Metuchen, New Jersey USA
Editor's Note: The following story could be potentially triggering for those who have experienced suicidal ideations. You can contact the Crisis Text Line by texting “HOME” to 741741.
"Anxiety and depression have been mental illnesses that run in my family for generations, so I was always predisposed to their symptoms and eventual diagnoses. When I was thirteen years old, my dad suffered a traumatic car accident and simultaneous seizure that required an airlift to the nearest hospital in which he was quickly put into a medically-induced coma.
Being that my brother and I were young, my mom decided not to tell us about the accident until she was sure of any news, whether it be bad or good. My grandparents came for a surprise visit' while my mom went to see my dad in the hospital. I was finally informed about what happened a few days later, and that thankfully my dad was going to be okay. The only thing I concretely remember is my dad coming home from the hospital with a walker, and temporarily having no awareness of his surroundings, including his children.
I was effectively traumatized by the entire array of events, and felt betrayed by my mom for not telling us what had happened. For the next few months, I was suffering panic attacks and believing that any time my parents left the house, they would die and never return. I was admitting ridiculous 'secrets' such as, 'I ate a cookie before dinner 2 months ago!' because I was terrified that I would face immense guilt about anything if one or both of them died. I could not be left alone, as my panic attacks would become overwhelmingly unbearable.
At this time, I began to develop such anxiety and fear that I started having suicidal thoughts so that the pain would end. I once admitted to my mom, 'Sometimes I think about jumping in front of a moving car.' Immediately, she responded with 'You don’t really mean that, do you?' and I was completely shut down. Not until I was eighteen did I ever revisit feelings of adverse mental health with my parents, because I knew that they would be dismissed.
Eventually, the anxiety and fear subsided as I began high school, but my predisposition to anxiety and depression had taken root at this point. I began to have severe bouts of depression, complete with nightly panic attacks, usually every night for a few years straight, that involved unbearable headaches, intense sadness and crying, self-harm in the form of cutting, and thoughts of suicide.
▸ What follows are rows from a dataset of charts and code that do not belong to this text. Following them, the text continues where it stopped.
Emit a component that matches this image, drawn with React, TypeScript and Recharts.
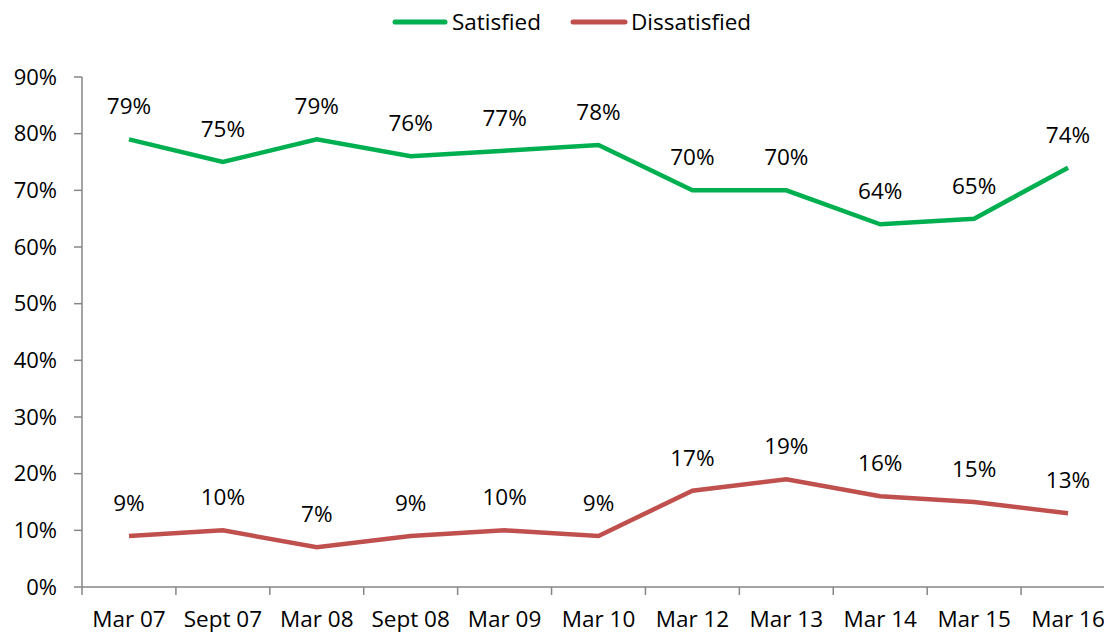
import React from 'react'
import { LineChart, Line, XAxis, YAxis, Legend, LabelList } from 'recharts'

const periods = ['Mar 07', 'Sept 07', 'Mar 08', 'Sept 08', 'Mar 09', 'Mar 10', 'Mar 12', 'Mar 13', 'Mar 14', 'Mar 15', 'Mar 16']
const satisfied = [79, 75, 79, 76, 77, 78, 70, 70, 64, 65, 74]
const dissatisfied = [9, 10, 7, 9, 10, 9, 17, 19, 16, 15, 13]
const yTicks = [0, 10, 20, 30, 40, 50, 60, 70, 80, 90]

const GREEN = '#00B050'
const RED = '#C0504D'
const AXIS = '#868686'
const FONT = '"Open Sans", sans-serif'

const data = periods.map((period, i) => ({
  period,
  satisfied: satisfied[i],
  dissatisfied: dissatisfied[i],
}))

// band ticks: label in the middle, tick marks on the category boundaries
function PeriodTick(props: any) {
  const { x, y, payload, index } = props
  const half = payload?.offset ?? 47
  const last = index === periods.length - 1
  return (
    <g>
      <line x1={x - half} x2={x - half} y1={y - 8} y2={y} stroke={AXIS} strokeWidth={1.5} />
      {last && <line x1={x + half} x2={x + half} y1={y - 8} y2={y} stroke={AXIS} strokeWidth={1.5} />}
      <text x={x} y={y + 32} textAnchor="middle" fill="#000" fontSize={22.5} fontFamily={FONT}>
        {payload.value}
      </text>
    </g>
  )
}

function TopLegend() {
  return (
    <svg width={1104} height={44}>
      <line x1={395} x2={445} y1={22} y2={22} stroke={GREEN} strokeWidth={5} strokeLinecap="round" />
      <text x={452} y={30} fontSize={22.5} fontFamily={FONT} fill="#000">Satisfied</text>
      <line x1={573} x2={625} y1={22} y2={22} stroke={RED} strokeWidth={5} strokeLinecap="round" />
      <text x={631} y={30} fontSize={22.5} fontFamily={FONT} fill="#000">Dissatisfied</text>
    </svg>
  )
}

export default function App() {
  return (
    <div
      style={{
        position: 'absolute',
        top: 0,
        left: 0,
        width: 1104,
        height: 635,
        overflow: 'hidden',
        background: '#fff',
        fontFamily: FONT,
      }}
    >
      <LineChart width={1130} height={635} data={data} margin={{ top: 33, right: 15, left: 0, bottom: 0 }}>
        <Legend
          verticalAlign="top"
          content={<TopLegend />}
          wrapperStyle={{ top: 0, left: 0, width: 1104, height: 44 }}
        />
        <XAxis
          dataKey="period"
          scale="band"
          height={48}
          axisLine={{ stroke: AXIS, strokeWidth: 1.5 }}
          tickLine={false}
          tickSize={8}
          tickMargin={0}
          interval={0}
          tick={<PeriodTick />}
        />
        <YAxis
          width={82}
          domain={[0, 90]}
          ticks={yTicks}
          interval={0}
          tickFormatter={(v) => `${v}%`}
          axisLine={{ stroke: AXIS, strokeWidth: 1.5 }}
          tickLine={{ stroke: AXIS, strokeWidth: 1.5 }}
          tickSize={8}
          tickMargin={17}
          tick={{ fill: '#000', fontSize: 22, fontFamily: FONT }}
        />
        <Line
          type="linear"
          dataKey="satisfied"
          name="Satisfied"
          stroke={GREEN}
          strokeWidth={4.5}
          dot={false}
          isAnimationActive={false}
        >
          <LabelList
            dataKey="satisfied"
            position="top"
            offset={25}
            formatter={(v: any) => `${v}%`}
            fill="#000"
            fontSize={22.5}
            fontFamily={FONT}
          />
        </Line>
        <Line
          type="linear"
          dataKey="dissatisfied"
          name="Dissatisfied"
          stroke={RED}
          strokeWidth={4.5}
          dot={false}
          isAnimationActive={false}
        >
          <LabelList
            dataKey="dissatisfied"
            position="top"
            offset={25}
            formatter={(v: any) => `${v}%`}
            fill="#000"
            fontSize={22.5}
            fontFamily={FONT}
          />
        </Line>
      </LineChart>
    </div>
  )
}
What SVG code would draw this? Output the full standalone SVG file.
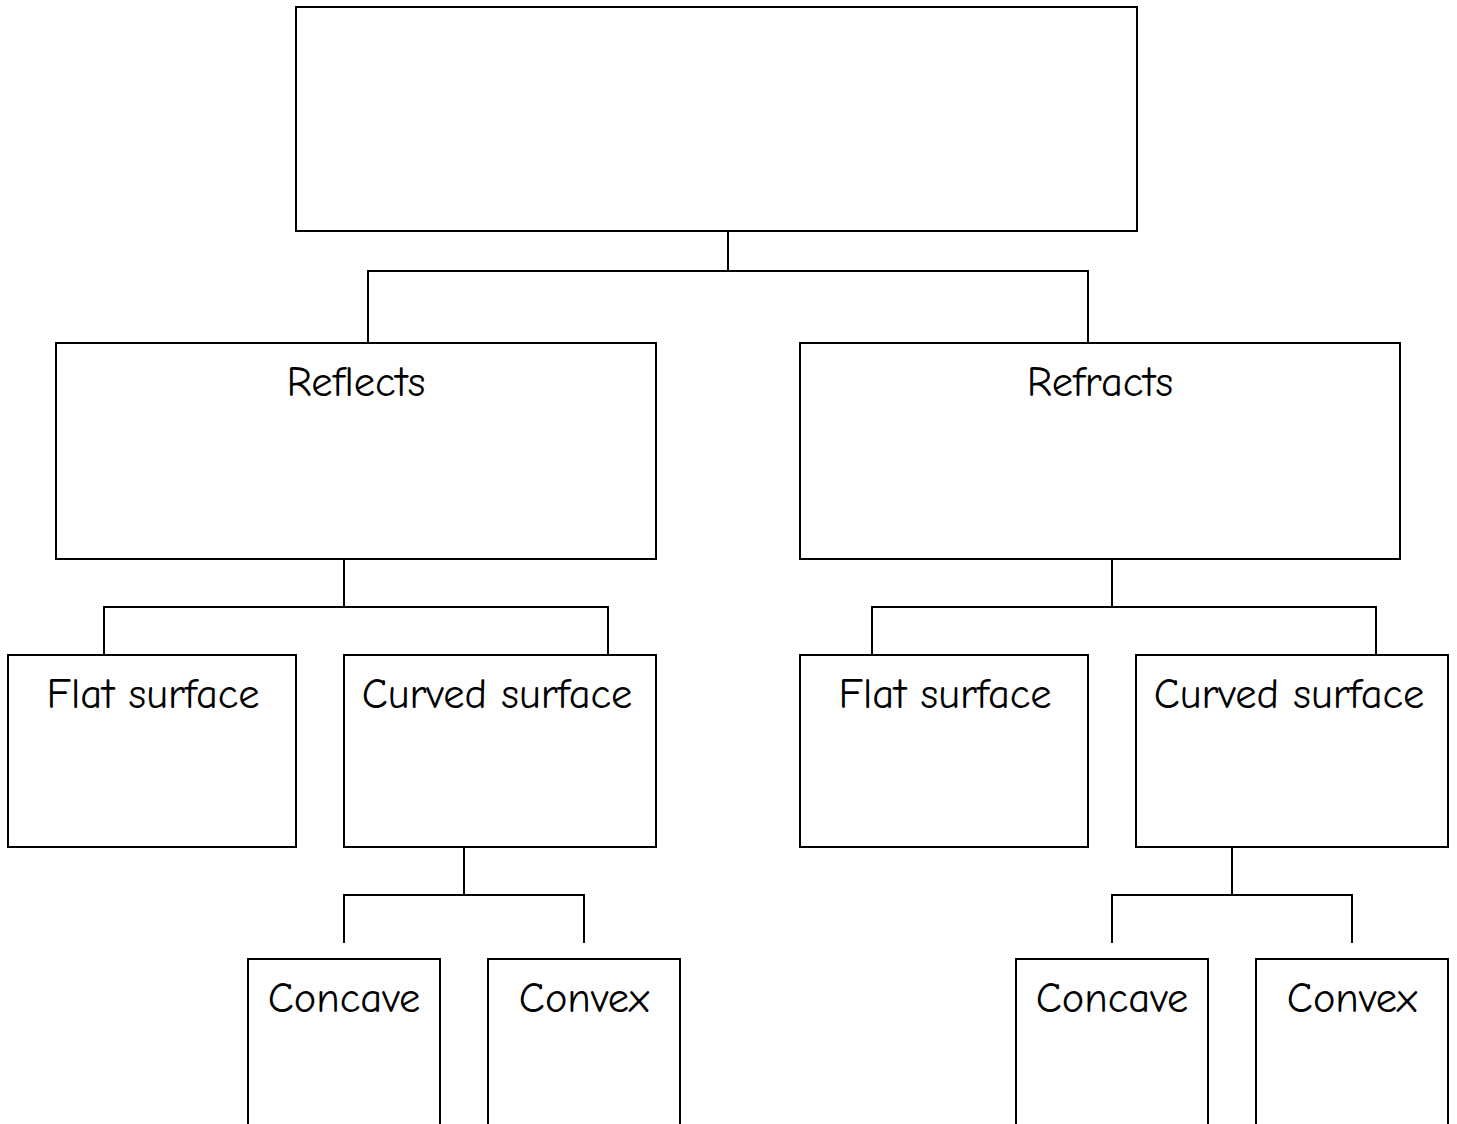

I developed a plan in my head. I was terrified and in so much emotional pain, and I felt completely alone. I honestly, truly thought that if I died, no one would care. Bullying at school didn’t help the situation. I looked for an outlet in sports, specifically basketball, but intense performance anxiety prevented me from reaching my full potential.
When I was eighteen, I finally decided that this was enough pain; I needed to tell somebody. In tears, I showed my parents my wrists, and, like I predicted, they acted with anger instead of compassion and empathy. This moment helped define such a strong will in me to advocate against the stigma of mental health in my future. I was immediately prescribed medication from the family doctor, not even taken to a therapist, and luckily, the first medication we tried worked. I have been on it for seven years, and have no plans to stop any time soon.
I knew at age fourteen that I wanted to study mental health in college. I decided to pursue a counseling degree when I was nineteen and began looking at graduate schools. Throwing myself into this field has been the best adventure I’ve ever been on, and I know it’s what I’m meant to do. I’m good at my job; I know how important it is to be a support for someone who has none. I wish I had had the same support during my suffering.
Additionally, it’s not to say that symptoms are completely gone due to my medication; they come and go quite often and I will suffer a panic attack once every few months. The difference now is that I understand myself, the disorders, the stigma, and the coping mechanisms to combat the symptoms. I’m so incredibly proud to identify as a woman with mental illness, and I look forward to raising awareness about mental health and decreasing the stigma surrounding it in the future."